How to Spot, Stop and Plan for Scams Targeting Your Small Business

How to Spot, Stop and Plan for Scams

Scams impacting small businesses are on the rise. According to a 2023 survey by the National Small Business Association, 59% of small businesses reported being victims of a scam in the past year, up from 48% in 2022. Scams are a serious threat to small businesses, as they can damage their reputation, finances, and operations. Scammers use various tactics to trick businesses into paying money, sharing sensitive information, or downloading malware. We have outlined some common scam tactics and suggestions to help your business prepare and defend themselves.  

Here are some of the most common scams that impact small businesses:

  • Phishing emails: Scammers send emails that appear to be from legitimate companies. These emails contain links that, when clicked, install malware on the victim’s computer or steal personal information.
  • Fake invoices: Scammers send invoices that appear to be from legitimate vendors or companies. These invoices may include products that look legitimate but are not actually ones you purchase from the vendor, or may be legitimate-looking products but with inflated pricing. 
  • Impersonating businesses or government officials: Scammers call or email posing as government officials or as legitimate businesses. They may threaten to shut down the business or impose fines if the business owner does not pay a fee or provide personal information.
  • Prepayment scams: Scammers may offer goods or services at a discounted price, but require full or partial payment upfront. The scammers then disappear without delivering the goods or services.
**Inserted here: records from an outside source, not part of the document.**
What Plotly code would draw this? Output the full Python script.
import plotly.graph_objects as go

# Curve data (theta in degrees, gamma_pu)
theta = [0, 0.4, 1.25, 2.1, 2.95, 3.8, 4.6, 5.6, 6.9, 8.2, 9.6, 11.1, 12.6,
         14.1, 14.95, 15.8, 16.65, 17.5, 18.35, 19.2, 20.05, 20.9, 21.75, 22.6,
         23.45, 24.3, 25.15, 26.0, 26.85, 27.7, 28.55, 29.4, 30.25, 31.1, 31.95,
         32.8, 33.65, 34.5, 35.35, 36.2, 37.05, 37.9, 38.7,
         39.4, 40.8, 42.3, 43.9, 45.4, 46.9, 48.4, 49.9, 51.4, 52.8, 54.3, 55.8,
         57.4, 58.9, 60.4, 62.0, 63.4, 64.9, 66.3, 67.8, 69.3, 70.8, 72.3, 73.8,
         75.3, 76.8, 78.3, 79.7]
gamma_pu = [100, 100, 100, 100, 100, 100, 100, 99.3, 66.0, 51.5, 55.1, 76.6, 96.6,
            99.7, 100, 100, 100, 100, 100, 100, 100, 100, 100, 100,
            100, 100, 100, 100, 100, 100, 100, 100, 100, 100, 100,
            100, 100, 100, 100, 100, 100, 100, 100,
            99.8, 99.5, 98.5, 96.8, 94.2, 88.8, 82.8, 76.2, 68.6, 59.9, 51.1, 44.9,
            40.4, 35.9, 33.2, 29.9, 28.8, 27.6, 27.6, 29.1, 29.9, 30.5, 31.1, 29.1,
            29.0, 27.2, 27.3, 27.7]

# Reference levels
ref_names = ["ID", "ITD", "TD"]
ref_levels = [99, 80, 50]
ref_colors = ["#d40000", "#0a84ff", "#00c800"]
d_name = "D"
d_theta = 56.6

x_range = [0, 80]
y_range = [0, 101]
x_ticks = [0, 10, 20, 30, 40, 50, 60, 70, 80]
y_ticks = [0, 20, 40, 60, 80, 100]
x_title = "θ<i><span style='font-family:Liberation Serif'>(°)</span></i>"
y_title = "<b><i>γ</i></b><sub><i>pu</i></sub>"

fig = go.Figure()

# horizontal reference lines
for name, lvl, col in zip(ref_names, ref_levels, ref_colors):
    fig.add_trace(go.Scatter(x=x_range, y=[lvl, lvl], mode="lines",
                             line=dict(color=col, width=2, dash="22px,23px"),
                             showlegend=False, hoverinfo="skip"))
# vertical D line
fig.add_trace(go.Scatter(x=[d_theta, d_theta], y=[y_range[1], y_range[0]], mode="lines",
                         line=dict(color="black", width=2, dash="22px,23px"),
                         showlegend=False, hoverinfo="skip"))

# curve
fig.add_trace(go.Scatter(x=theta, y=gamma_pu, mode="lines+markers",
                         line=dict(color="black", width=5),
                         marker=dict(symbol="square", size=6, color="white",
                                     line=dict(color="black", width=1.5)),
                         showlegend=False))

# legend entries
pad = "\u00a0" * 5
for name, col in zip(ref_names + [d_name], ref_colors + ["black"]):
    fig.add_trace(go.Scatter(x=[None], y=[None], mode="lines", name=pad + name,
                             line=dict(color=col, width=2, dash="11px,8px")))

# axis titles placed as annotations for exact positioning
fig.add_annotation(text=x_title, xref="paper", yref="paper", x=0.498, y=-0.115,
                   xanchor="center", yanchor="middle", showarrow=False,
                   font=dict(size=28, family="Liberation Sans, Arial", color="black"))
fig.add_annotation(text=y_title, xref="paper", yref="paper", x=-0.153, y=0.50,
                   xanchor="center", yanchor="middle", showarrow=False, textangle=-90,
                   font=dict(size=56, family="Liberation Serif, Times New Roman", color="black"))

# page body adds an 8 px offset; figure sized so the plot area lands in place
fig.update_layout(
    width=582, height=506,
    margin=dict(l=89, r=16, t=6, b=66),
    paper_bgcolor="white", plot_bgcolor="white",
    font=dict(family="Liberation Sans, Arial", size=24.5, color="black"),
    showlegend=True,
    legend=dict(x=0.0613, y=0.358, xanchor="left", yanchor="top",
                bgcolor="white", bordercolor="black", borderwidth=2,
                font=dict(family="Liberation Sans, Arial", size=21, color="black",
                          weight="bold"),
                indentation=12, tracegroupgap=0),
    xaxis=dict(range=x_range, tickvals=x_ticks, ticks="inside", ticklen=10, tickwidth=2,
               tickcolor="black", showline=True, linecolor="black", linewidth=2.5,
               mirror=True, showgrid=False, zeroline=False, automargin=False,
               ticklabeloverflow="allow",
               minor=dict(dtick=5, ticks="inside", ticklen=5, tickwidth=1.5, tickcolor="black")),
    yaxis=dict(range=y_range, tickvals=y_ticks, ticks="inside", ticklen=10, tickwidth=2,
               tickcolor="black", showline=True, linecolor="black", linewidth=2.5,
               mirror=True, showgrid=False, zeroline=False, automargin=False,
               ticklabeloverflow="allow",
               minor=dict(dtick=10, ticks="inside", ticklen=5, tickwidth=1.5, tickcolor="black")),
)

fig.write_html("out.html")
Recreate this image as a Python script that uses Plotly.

Preparation can be a good defense to protect your business from scams. Here are some ways that may help prepare your business: 

  • Train and prepare. Make sure to outline what you think makes your business susceptible, and then what would be necessary to protect your business. Employees are a helpful first line of defense, so educate them on your identified risks and how they can help in their role. This may include suggestions on what is shared across social media platforms or your website, password rules, rules on software updates, or training on how to help employees recognize a scam.
  • Create a master list of all of your vendors and suppliers. This list should include contact information, including names and phone numbers, as well as the products or services that they provide to your business. Compiling and sharing a master list makes sure the right employees know and can help in case something out of the ordinary occurs. 
  • Develop a process for verifying the identity of vendors and suppliers before signing agreements or making any payments, especially for first-time vendors. Vendors may change the way they accept payments, but it’s always best to first double-check any change in payment delivery. For new vendors, this process may include checking references and verifying their business licenses.
  • Monitor your financial accounts for suspicious activity. In your busiest months you may not have time to check statements by line, but reviewing account statements regularly you may catch unauthorized transactions and be able to report them faster.
  • Develop a communication plan. How will you communicate with your customers, employees, and partners if your business is unfortunately the victim of a scam? Outlining roles and responsibilities within the business is key so everyone can contribute successfully. Your communication plan should also include steps on how to report the incident to the authorities, if necessary, and a list of which customers or partners need to be contacted and letter or email templates outlining what you are prepared to communicate to them.